Poll: Doctors frustrated in N.J.


Felt rushed at your last doctor’s visit?

New Jersey physicians spend less time with patients than they did five years ago, according to a Monmouth University/New Jersey Monthly Poll’s Physicians Survey released Tuesday.

In fact, a third of the doctors surveyed are so frustrated with practicing medicine in the Garden State that they’ve considered setting up shop elsewhere, the survey found.

The state’s 30,000 licensed physicians are hampered by declining reimbursements that are forcing them to shoulder much higher patient volumes — forcing many to contemplate early retirement, said Patrick Murray, who directed the poll.

“The doctors on the front lines, the primary-care physicians, are feeling it the most,” Murray said.

Malpractice premiums, among the highest in the nation, are another source of trouble for physicians, especially among obstetricians.

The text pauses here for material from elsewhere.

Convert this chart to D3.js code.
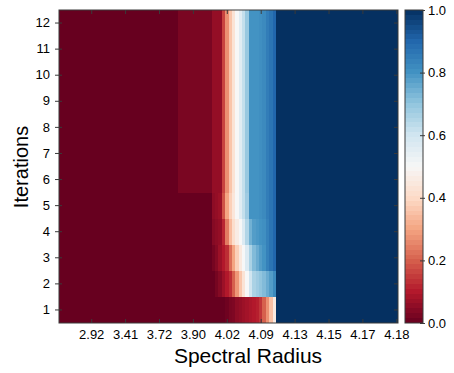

OB-GYNs practicing in New Jersey paid $87,081 to $171,199 last year for regular malpractice coverage — more than double the base rates four years ago, which ranged from $41,391 to $77,983, according to Medical Liability Monitor, which tracks rates nationally.

Dr. Ron White, a colorectal surgeon who practices in Englewood and Ridgewood, recently formed a new organization, NJ Physicians, to help doctors become better advocates and change some of the frustrations of practicing in New Jersey.

Since its inception last month, nearly 400 doctors have joined, White said.

The results of the survey of 2,100 physicians mirror what White hears from physician groups he meets with across the state, he said.

“There’s no question that lower reimbursements are forcing many doctors to see more patients to meet their overhead expenses,” White said. “That means less time with each patient,” he said.

“The message here is that New Jersey is a difficult place to practice medicine.”

Physicians’ responses depended on their area of specialty, the poll found. For instance, nearly two in three radiologists and half of gynecologists surveyed said they’ve eliminated a specialty or procedure from their practice because of rising malpractice premiums.

Seventy-one percent of OB-GYNs said they would “probably not” or “definitely not” recommend that a new physician start a practice in New Jersey.

“As a doctor, you can love medicine, but you can’t make the business side of medicine work in this state,” said George Ellis, a primary care physician in Wayne. “It’s disheartening.”

Podiatrists and psychiatrists viewed practicing in New Jersey more favorably. More than half of podiatrists surveyed and 77 percent of psychiatrists who participated in the poll said they would advise a colleague to practice in New Jersey.